Reputation: 122
I have a file I need to read that's over 50gb large with all characters in one line.
Now comes the tricky part: I have to split it on all double quote characters, find a substring (srsName) and get the element behind it which in a for loop over split substrings has the i+1 index ("value").
Question: Are there some progressive search implementations or other methods that I could use instead of filling up my memory?
To simplify: There are quite a lot of those srsName substrings inside the file but I need to read just one of those as all of them have the same value following them.

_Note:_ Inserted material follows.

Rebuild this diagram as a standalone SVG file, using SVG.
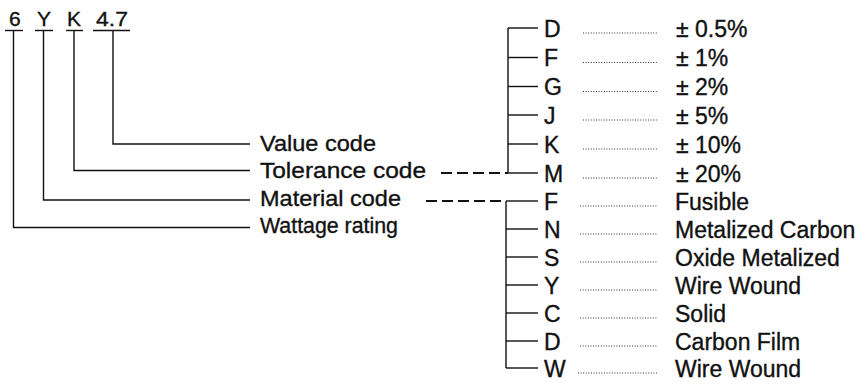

Something about the file: It's a xml being prepared for a xsl transformation. I can't use a xslt that creates indentation because I need to do it with as little disk/memory usage as possible.
This is how the value presents itself inside the file.
<sometag:sometext srsName="value">
Upvotes: 1
Views: 152
Reputation: 122
I've done it like this:
String myBuff = "";
char charBuff;
while(myBuff.length()<30)myBuff+=(char)br.read();
charBuff=(char)br.read();
try{
while(true){
myBuff=myBuff.substring(1)+charBuff;
if(myBuff.startsWith("srsName"))break;
charBuff=(char)br.read();
}
}
catch(Exception e){}
value = myBuff.split("\"")[1];
where br is my BufferedReader
Upvotes: 1
Reputation: 726569
One way to speed up your search in a massive file is adapting a fast in-memory search algorithm to searching in a file.
One particularly fast algorithm is Knuth–Morris–Pratt: it looks at each character at most twice, and requires a small preprocessing step to construct the "jump table" that tells you to what position you should move to continue your search. That table is constructed in such a way as to not have you jump too far back, so you can do your search by keeping a small "search window" of your file in memory: since you are looking for a word of only seven characters, it is sufficient to keep only the last six characters in memory as your search progresses through the file.
Upvotes: 2
Reputation: 418
You could try using a BufferedReader - http://download.oracle.com/javase/6/docs/api/java/io/BufferedReader.html
This would allow you to specify the number of characters to read in to memory at once using the read method.
Upvotes: 1